PROBLEM REQUIREMENTS:
Look through the data below and return each line where "that" appears.

SUPPLIED DATA:
· · · · ·
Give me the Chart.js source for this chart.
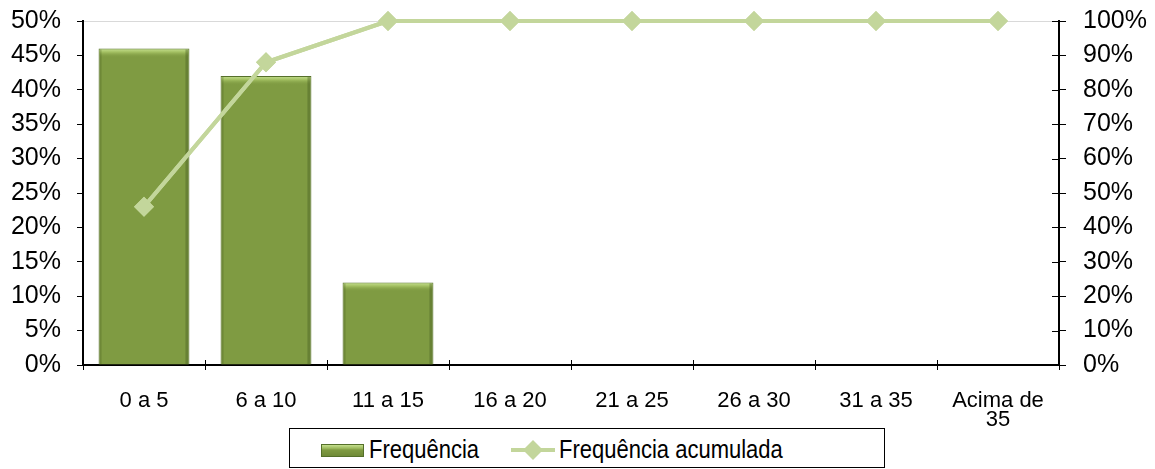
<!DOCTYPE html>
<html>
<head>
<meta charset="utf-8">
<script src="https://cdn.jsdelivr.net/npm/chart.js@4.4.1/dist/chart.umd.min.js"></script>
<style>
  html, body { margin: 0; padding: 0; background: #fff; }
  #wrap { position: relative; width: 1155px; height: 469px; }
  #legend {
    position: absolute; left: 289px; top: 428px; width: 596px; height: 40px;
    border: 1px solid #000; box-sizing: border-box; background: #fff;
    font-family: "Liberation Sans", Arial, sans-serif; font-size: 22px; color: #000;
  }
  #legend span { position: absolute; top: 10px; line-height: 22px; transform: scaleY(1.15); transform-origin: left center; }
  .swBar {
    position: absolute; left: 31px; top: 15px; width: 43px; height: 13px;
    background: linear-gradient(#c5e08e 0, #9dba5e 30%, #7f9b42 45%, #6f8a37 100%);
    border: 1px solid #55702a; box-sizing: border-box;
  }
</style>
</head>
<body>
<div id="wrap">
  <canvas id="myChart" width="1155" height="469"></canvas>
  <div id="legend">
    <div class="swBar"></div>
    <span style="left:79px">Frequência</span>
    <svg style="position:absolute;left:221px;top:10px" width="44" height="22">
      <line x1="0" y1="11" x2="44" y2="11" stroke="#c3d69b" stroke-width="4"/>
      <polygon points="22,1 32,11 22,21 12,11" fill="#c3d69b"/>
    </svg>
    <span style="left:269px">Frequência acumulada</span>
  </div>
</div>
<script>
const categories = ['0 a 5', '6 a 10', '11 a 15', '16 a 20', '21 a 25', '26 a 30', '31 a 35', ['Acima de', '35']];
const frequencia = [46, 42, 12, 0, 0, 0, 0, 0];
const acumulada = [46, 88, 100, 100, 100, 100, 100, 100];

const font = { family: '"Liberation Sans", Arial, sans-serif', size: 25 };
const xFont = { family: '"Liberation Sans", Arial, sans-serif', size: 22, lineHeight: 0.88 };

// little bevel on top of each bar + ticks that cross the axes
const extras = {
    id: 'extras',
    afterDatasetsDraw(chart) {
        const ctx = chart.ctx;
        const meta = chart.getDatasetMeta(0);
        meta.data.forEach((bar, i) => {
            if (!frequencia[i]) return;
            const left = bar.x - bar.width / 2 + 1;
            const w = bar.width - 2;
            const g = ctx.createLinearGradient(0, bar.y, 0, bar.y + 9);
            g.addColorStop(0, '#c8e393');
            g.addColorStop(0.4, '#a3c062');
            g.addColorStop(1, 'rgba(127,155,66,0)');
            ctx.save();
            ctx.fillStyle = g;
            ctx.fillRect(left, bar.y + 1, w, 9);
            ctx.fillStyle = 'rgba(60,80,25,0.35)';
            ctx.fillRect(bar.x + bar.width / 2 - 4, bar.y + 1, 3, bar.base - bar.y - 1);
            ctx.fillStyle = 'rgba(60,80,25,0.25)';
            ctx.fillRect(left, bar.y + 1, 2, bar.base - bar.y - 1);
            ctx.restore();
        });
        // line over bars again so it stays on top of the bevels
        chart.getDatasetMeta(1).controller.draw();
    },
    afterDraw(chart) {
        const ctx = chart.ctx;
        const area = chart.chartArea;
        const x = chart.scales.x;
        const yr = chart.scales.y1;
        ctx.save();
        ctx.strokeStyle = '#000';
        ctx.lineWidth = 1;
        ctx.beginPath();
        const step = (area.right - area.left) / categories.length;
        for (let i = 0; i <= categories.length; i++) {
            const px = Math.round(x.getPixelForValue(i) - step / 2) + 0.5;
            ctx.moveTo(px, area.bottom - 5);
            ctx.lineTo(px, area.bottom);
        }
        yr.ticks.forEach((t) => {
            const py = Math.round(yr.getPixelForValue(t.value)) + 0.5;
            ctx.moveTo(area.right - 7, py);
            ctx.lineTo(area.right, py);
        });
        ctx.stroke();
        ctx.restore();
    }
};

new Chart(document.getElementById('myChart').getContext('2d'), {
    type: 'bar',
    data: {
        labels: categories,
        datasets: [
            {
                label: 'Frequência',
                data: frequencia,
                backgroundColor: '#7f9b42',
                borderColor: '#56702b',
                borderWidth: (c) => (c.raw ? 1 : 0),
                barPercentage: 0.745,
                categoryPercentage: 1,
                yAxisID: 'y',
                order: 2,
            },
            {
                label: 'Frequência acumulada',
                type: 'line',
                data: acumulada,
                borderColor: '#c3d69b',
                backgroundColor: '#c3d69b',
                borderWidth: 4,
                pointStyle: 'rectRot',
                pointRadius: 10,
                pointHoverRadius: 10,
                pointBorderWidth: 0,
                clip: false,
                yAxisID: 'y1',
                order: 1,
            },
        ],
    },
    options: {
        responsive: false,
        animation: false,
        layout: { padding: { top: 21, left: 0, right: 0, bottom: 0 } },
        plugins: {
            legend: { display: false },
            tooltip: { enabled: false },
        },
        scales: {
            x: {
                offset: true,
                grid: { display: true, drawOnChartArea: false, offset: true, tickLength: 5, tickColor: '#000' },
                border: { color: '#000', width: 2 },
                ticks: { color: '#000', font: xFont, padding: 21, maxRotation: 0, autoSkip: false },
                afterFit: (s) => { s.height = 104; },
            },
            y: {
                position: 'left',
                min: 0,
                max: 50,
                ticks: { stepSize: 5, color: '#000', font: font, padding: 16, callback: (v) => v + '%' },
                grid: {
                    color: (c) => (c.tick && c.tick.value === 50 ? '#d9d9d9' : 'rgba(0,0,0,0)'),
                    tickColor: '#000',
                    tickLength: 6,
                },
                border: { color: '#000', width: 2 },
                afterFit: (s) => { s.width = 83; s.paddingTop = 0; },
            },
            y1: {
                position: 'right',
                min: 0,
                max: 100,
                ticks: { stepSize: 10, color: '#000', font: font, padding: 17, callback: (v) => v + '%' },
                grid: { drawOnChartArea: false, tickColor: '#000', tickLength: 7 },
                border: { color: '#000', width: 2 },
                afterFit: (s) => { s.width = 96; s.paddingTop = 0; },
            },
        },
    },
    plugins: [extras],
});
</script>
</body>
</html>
· · · · ·
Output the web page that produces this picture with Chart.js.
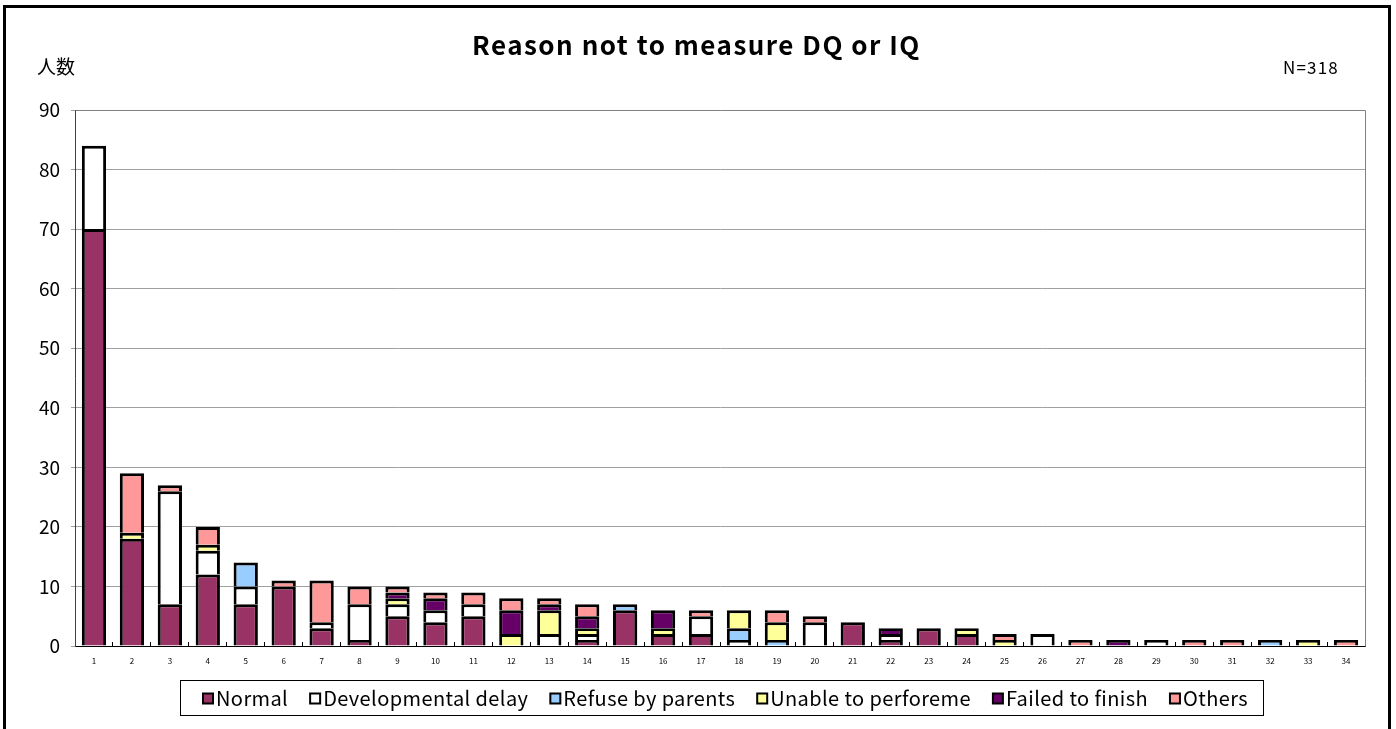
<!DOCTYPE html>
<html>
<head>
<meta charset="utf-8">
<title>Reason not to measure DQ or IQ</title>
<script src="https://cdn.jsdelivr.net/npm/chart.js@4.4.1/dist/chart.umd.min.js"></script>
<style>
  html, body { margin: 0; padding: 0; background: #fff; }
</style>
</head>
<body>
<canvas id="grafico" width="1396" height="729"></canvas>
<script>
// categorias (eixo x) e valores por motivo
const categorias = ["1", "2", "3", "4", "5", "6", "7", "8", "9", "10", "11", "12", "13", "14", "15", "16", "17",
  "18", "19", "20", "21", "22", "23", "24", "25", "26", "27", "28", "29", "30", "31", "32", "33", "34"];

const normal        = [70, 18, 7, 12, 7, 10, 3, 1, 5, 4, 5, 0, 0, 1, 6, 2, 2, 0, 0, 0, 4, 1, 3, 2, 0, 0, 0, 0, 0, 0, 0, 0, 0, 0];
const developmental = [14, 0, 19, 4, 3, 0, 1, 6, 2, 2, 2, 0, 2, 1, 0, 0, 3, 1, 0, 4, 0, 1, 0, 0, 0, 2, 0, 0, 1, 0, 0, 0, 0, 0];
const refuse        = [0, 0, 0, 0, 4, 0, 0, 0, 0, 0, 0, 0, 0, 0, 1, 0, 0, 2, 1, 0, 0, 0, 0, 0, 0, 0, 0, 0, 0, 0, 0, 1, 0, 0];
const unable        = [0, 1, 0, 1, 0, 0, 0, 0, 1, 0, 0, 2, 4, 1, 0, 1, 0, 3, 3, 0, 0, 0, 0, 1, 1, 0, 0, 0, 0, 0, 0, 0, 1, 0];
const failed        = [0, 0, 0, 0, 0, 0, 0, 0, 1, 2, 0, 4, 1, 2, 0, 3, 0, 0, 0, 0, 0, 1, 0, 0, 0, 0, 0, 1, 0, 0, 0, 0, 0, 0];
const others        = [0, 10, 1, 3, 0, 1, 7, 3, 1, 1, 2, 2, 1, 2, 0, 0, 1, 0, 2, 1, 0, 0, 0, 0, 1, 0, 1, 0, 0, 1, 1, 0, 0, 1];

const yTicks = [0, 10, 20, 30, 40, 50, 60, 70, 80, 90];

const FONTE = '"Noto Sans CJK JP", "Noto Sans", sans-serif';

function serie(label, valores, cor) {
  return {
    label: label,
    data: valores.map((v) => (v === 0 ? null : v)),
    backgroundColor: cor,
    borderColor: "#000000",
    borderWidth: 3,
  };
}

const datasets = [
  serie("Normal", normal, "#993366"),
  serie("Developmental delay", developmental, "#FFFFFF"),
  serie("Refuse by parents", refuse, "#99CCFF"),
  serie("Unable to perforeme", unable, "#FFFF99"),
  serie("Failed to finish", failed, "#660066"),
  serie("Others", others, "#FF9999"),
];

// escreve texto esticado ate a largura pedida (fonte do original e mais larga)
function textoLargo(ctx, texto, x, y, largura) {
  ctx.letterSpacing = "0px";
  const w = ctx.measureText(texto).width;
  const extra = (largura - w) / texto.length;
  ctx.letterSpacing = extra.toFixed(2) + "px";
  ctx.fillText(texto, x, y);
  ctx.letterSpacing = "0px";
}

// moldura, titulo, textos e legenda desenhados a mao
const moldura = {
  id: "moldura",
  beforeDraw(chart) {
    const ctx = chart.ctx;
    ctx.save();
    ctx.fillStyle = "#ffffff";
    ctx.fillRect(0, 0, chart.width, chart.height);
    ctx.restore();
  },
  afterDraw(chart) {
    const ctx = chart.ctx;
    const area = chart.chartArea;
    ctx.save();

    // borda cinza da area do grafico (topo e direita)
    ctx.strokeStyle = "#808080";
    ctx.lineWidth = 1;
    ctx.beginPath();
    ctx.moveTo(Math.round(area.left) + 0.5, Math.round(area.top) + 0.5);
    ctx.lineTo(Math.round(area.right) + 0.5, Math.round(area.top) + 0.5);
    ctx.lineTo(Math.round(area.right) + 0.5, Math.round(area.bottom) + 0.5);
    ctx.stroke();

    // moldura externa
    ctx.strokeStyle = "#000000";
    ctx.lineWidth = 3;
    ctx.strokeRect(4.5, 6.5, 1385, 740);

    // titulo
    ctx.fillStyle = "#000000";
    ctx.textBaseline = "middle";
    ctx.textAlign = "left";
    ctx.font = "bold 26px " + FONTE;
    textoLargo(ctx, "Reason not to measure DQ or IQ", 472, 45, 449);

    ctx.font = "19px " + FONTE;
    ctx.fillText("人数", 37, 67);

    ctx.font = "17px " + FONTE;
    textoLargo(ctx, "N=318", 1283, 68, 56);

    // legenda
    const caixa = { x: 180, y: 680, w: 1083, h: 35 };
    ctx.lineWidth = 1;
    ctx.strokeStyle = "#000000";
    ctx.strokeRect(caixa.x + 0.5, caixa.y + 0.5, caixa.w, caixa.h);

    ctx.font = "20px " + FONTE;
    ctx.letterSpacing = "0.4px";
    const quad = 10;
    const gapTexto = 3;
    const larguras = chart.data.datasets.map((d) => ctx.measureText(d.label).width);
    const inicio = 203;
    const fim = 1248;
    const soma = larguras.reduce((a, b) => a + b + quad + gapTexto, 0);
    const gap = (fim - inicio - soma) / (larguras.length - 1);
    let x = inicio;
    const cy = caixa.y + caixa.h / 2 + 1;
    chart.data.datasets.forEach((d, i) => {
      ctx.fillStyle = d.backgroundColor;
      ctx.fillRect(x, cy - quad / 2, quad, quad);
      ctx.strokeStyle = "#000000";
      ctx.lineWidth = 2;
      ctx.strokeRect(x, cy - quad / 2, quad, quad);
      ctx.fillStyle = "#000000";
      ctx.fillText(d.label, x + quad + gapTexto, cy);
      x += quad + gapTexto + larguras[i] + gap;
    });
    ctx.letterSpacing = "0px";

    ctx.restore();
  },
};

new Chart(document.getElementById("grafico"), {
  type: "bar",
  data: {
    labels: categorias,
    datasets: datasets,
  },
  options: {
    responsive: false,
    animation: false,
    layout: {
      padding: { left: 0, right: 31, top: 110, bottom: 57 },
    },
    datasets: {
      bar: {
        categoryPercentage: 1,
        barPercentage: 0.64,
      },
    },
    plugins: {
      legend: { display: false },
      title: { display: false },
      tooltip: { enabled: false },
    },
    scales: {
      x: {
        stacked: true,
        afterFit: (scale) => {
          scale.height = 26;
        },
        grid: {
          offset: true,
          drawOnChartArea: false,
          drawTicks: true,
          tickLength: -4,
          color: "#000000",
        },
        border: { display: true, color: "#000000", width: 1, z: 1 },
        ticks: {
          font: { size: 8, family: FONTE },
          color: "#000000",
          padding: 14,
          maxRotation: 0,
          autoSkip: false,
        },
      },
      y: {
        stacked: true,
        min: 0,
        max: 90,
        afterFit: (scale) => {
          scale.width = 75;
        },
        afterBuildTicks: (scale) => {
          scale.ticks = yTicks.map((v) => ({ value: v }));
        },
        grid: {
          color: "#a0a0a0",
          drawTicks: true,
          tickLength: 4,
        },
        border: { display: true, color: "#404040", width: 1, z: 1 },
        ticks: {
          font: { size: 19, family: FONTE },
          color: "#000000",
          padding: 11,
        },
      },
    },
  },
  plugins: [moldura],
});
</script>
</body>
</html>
· · · · ·
ANSWER TO THE TASK:
// little bevel on top of each bar + ticks that cross the axes
Output the web page that produces this picture with Chart.js.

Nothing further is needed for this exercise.